**SET TASK**
Quote all of the data that follows exactly as written, skipping the images.

**SUPPLIED DATA**
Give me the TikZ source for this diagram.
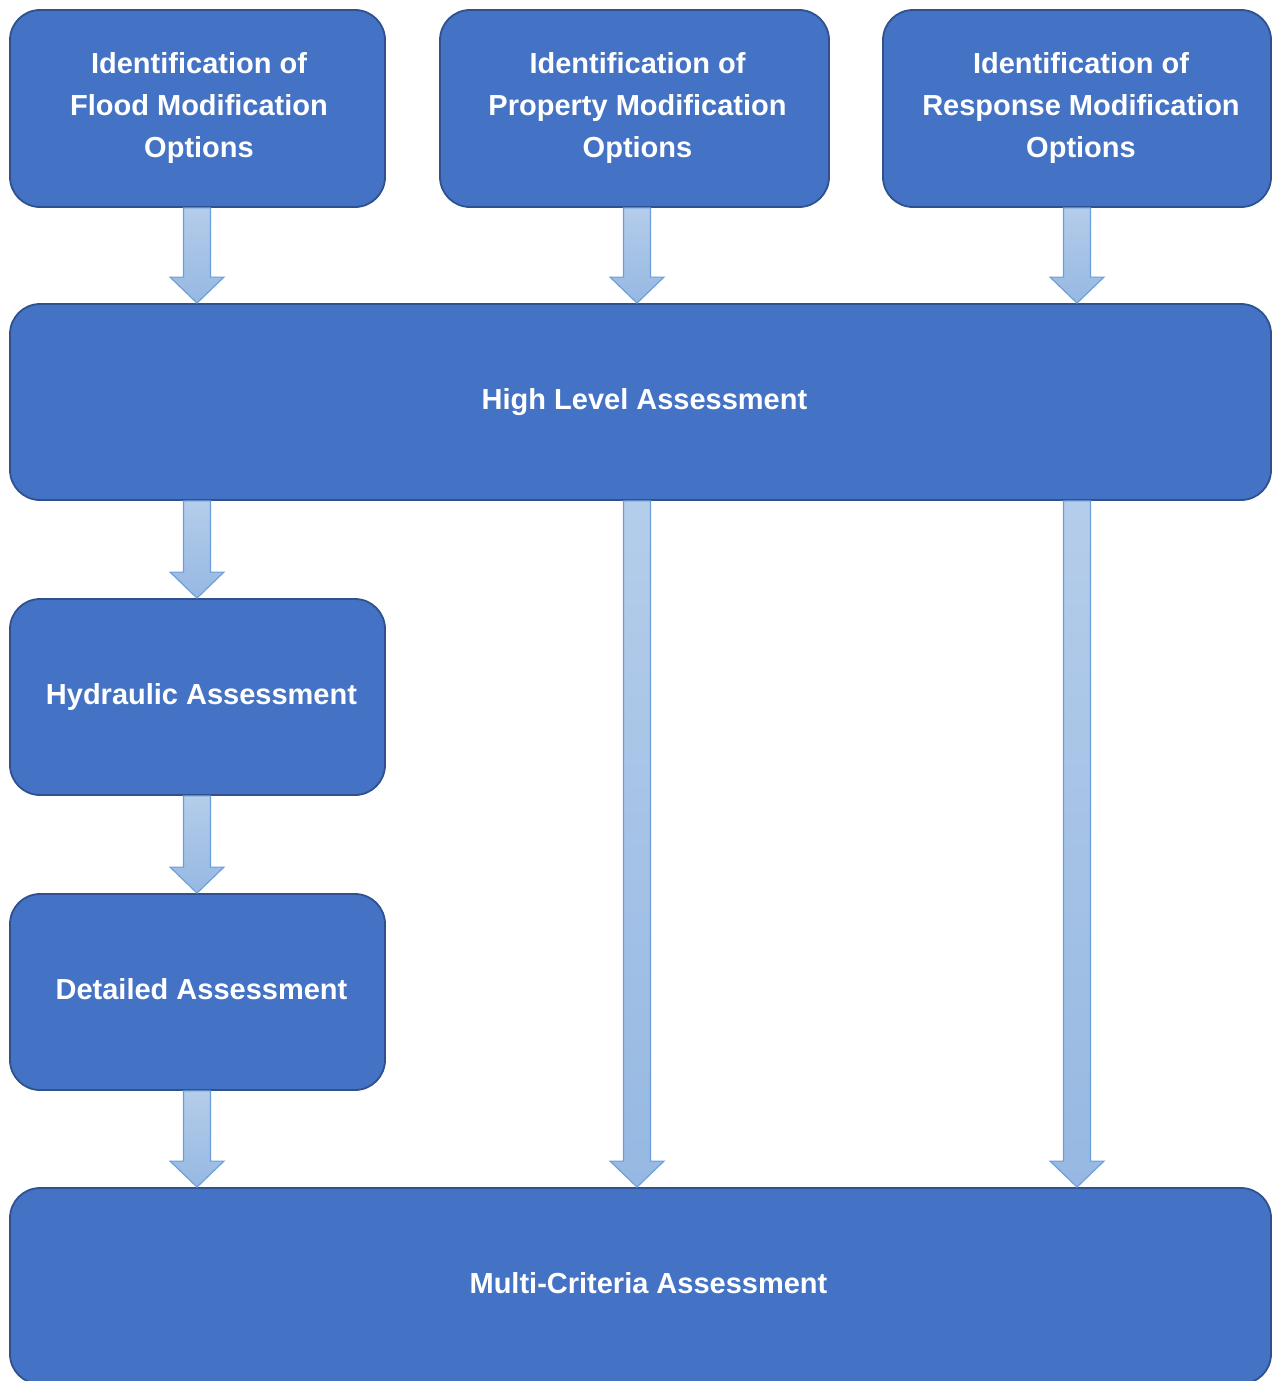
\documentclass[tikz,border=0pt]{standalone}
\usepackage{fontspec}
\setmainfont{Liberation Sans}
\usetikzlibrary{calc}
\definecolor{boxfill}{HTML}{4472C4}
\definecolor{boxline}{HTML}{2F528F}
\definecolor{arrtop}{HTML}{B4CDEA}
\definecolor{arrbot}{HTML}{96B8E2}
\definecolor{arrline}{HTML}{6A9EDA}
\tikzset{
  box/.style={draw=boxline, line width=1.8pt, fill=boxfill, rounded corners=30pt, inner sep=0pt},
  lblm/.style={text=white, align=center, inner sep=0pt,
    font=\bfseries\fontsize{29}{42}\selectfont},
  lbl/.style={lblm, text height=21pt, text depth=6pt},
  barrow/.style={draw=arrline, line width=1.1pt, top color=arrtop, bottom color=arrbot, line join=miter}
}
\newcommand\blockarrow[2]{%
  \path[barrow] let \p1=(#1), \p2=(#2) in
    (\x1-13.5pt,\y1) -- (\x1+13.5pt,\y1) -- (\x1+13.5pt,\y2+26pt) -- (\x1+27pt,\y2+26pt)
    -- (\x1,\y2) -- (\x1-27pt,\y2+26pt) -- (\x1-13.5pt,\y2+26pt) -- cycle;}
\begin{document}
\begin{tikzpicture}[x=1pt,y=-1pt]
\useasboundingbox (0,0) rectangle (1274,1381);
\clip (0,0) rectangle (1274,1381);
\coordinate (col1) at (197,0);
\coordinate (col2) at (637,0);
\coordinate (col3) at (1077,0);
\node[box, minimum width=375pt, minimum height=197pt] (flood) at (197.5,108.5) {};
\node[box, minimum width=389pt, minimum height=197pt] (prop) at (634.5,108.5) {};
\node[box, minimum width=388pt, minimum height=197pt] (resp) at (1077,108.5) {};
\node[box, minimum width=1261pt, minimum height=196pt] (high) at (640.5,402) {};
\node[box, minimum width=375pt, minimum height=196pt] (hyd) at (197.5,697) {};
\node[box, minimum width=375pt, minimum height=196pt] (det) at (197.5,992) {};
\node[box, minimum width=1261pt, minimum height=196pt] (multi) at (640.5,1286) {};
\node[lblm] (tflood) at ($(flood.center)+(1.5,0)$) {Identification of\\Flood Modification\\Options};
\node[lblm] (tprop) at ($(prop.center)+(3,0)$) {Identification of\\Property Modification\\Options};
\node[lblm] (tresp) at ($(resp.center)+(4,0)$) {Identification of\\Response Modification\\Options};
\node[lbl] (thigh) at ($(high.center)+(4,0)$) {High Level Assessment};
\node[lbl] (thyd) at ($(hyd.center)+(4,0)$) {Hydraulic Assessment};
\node[lbl] (tdet) at ($(det.center)+(4,0)$) {Detailed Assessment};
\node[lbl] (tmulti) at ($(multi.center)+(8,0)$) {Multi-Criteria Assessment};
\blockarrow{col1 |- flood.south}{col1 |- high.north}
\blockarrow{col2 |- prop.south}{col2 |- high.north}
\blockarrow{col3 |- resp.south}{col3 |- high.north}
\blockarrow{col1 |- high.south}{col1 |- hyd.north}
\blockarrow{col1 |- hyd.south}{col1 |- det.north}
\blockarrow{col1 |- det.south}{col1 |- multi.north}
\blockarrow{col2 |- high.south}{col2 |- multi.north}
\blockarrow{col3 |- high.south}{col3 |- multi.north}
\end{tikzpicture}
\end{document}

**OUTPUT FOR THIS EXERCISE**
Give me the TikZ source for this diagram.
\documentclass[tikz,border=0pt]{standalone}
\usepackage{fontspec}
\setmainfont{Liberation Sans}
\usetikzlibrary{calc}
\definecolor{boxfill}{HTML}{4472C4}
\definecolor{boxline}{HTML}{2F528F}
\definecolor{arrtop}{HTML}{B4CDEA}
\definecolor{arrbot}{HTML}{96B8E2}
\definecolor{arrline}{HTML}{6A9EDA}
\tikzset{
  box/.style={draw=boxline, line width=1.8pt, fill=boxfill, rounded corners=30pt, inner sep=0pt},
  lblm/.style={text=white, align=center, inner sep=0pt,
    font=\bfseries\fontsize{29}{42}\selectfont},
  lbl/.style={lblm, text height=21pt, text depth=6pt},
  barrow/.style={draw=arrline, line width=1.1pt, top color=arrtop, bottom color=arrbot, line join=miter}
}
\newcommand\blockarrow[2]{%
  \path[barrow] let \p1=(#1), \p2=(#2) in
    (\x1-13.5pt,\y1) -- (\x1+13.5pt,\y1) -- (\x1+13.5pt,\y2+26pt) -- (\x1+27pt,\y2+26pt)
    -- (\x1,\y2) -- (\x1-27pt,\y2+26pt) -- (\x1-13.5pt,\y2+26pt) -- cycle;}
\begin{document}
\begin{tikzpicture}[x=1pt,y=-1pt]
\useasboundingbox (0,0) rectangle (1274,1381);
\clip (0,0) rectangle (1274,1381);
\coordinate (col1) at (197,0);
\coordinate (col2) at (637,0);
\coordinate (col3) at (1077,0);
\node[box, minimum width=375pt, minimum height=197pt] (flood) at (197.5,108.5) {};
\node[box, minimum width=389pt, minimum height=197pt] (prop) at (634.5,108.5) {};
\node[box, minimum width=388pt, minimum height=197pt] (resp) at (1077,108.5) {};
\node[box, minimum width=1261pt, minimum height=196pt] (high) at (640.5,402) {};
\node[box, minimum width=375pt, minimum height=196pt] (hyd) at (197.5,697) {};
\node[box, minimum width=375pt, minimum height=196pt] (det) at (197.5,992) {};
\node[box, minimum width=1261pt, minimum height=196pt] (multi) at (640.5,1286) {};
\node[lblm] (tflood) at ($(flood.center)+(1.5,0)$) {Identification of\\Flood Modification\\Options};
\node[lblm] (tprop) at ($(prop.center)+(3,0)$) {Identification of\\Property Modification\\Options};
\node[lblm] (tresp) at ($(resp.center)+(4,0)$) {Identification of\\Response Modification\\Options};
\node[lbl] (thigh) at ($(high.center)+(4,0)$) {High Level Assessment};
\node[lbl] (thyd) at ($(hyd.center)+(4,0)$) {Hydraulic Assessment};
\node[lbl] (tdet) at ($(det.center)+(4,0)$) {Detailed Assessment};
\node[lbl] (tmulti) at ($(multi.center)+(8,0)$) {Multi-Criteria Assessment};
\blockarrow{col1 |- flood.south}{col1 |- high.north}
\blockarrow{col2 |- prop.south}{col2 |- high.north}
\blockarrow{col3 |- resp.south}{col3 |- high.north}
\blockarrow{col1 |- high.south}{col1 |- hyd.north}
\blockarrow{col1 |- hyd.south}{col1 |- det.north}
\blockarrow{col1 |- det.south}{col1 |- multi.north}
\blockarrow{col2 |- high.south}{col2 |- multi.north}
\blockarrow{col3 |- high.south}{col3 |- multi.north}
\end{tikzpicture}
\end{document}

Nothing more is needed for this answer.